Support is suggested potentially at the 200-day moving average, currently intersecting at 59.8; next support is estimated at 58.8, representing a Fibonacci 62 per cent retracement of the run up from late-November into early-April.


For the past two weeks and now for a 3rd, I've shown a Russell 2000 (RUT) Head and Shoulder's top pattern along with the 'minimum' downside objective suggested by the break below the 785 'neckline'. The last rally back toward this line of resistance failed and the Index retreated to new lows for the move. I've estimated next support for the 734 area.

A target for the H&S top is for the 722 area. RUT had the clearest indication of not only a top but a suggestion in that top formation for a 'measured' target substantially lower than I would forecasted based on chart patterns for the S&P and Nasdaq. This isn't unusual for the indexes as there is often one (the Dow, the Nas 100, etc.) major Index that shows the 'way' things will or could go; suggesting a beyond what is commonly expected.

RUT upside resistance I noted last week for the 770 to 780 area turned out to be where increasing selling came in.
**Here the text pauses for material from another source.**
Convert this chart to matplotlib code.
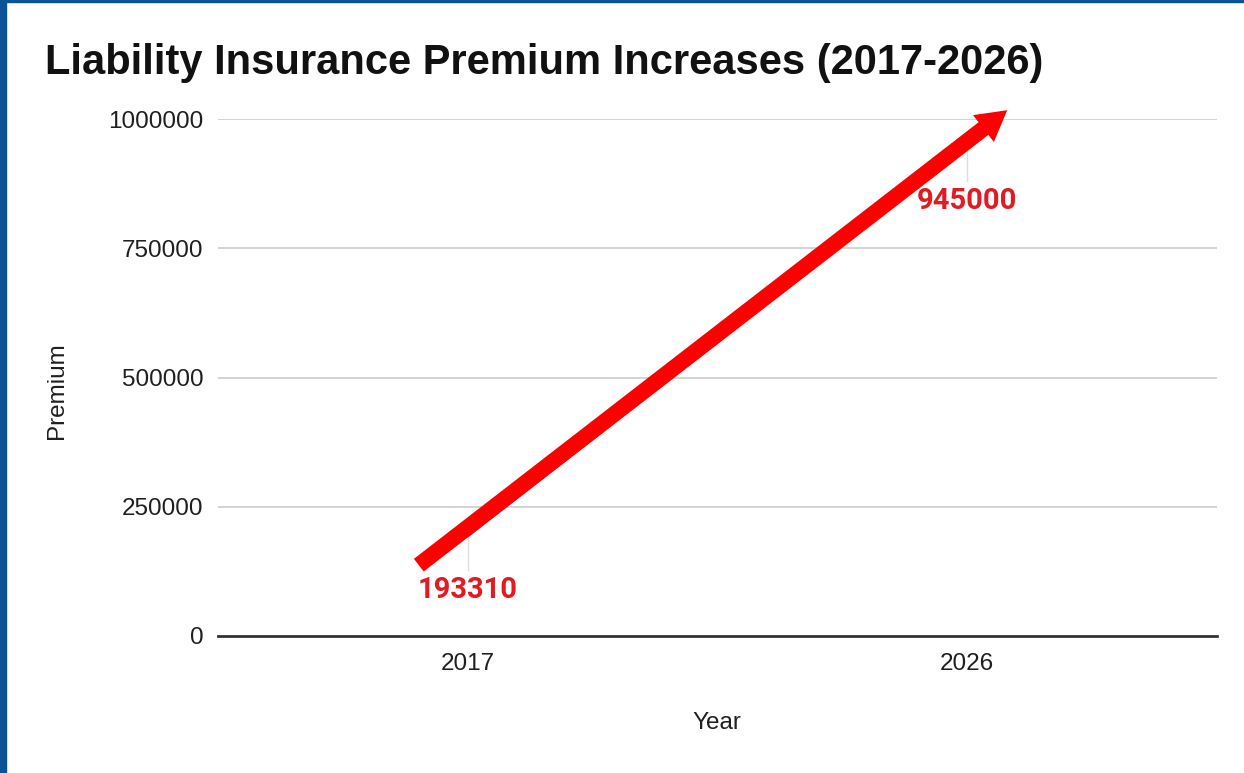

I've lowered what I think is near resistance now to 760, extending to 765 but should also note potential resistance at the 200-day moving average, currently intersecting at 756.

RUT doesn't often fall to oversold RSI readings (see above) below 30 on a 13-day basis but it's nearing that again. The fact that the RSI is higher than it last was when prices were also higher is interesting; in a 'normal' market this pattern could be a bullish divergence. I point this out but prices have to level off to suggest this potential. Stay tuned.

It is remarkable how often downside objectives are met or exceeded based on the formation of a Head & Shoulder's (H&S) pattern. At a minimum, this type 'triple peak' formation suggests a significant top. Hey, we're in the summer doldrums. It's equally amazing that 'sell in May and go away' continues to reward. It should actually be 'SHORT in May and go away' or watch from afar, like the beach.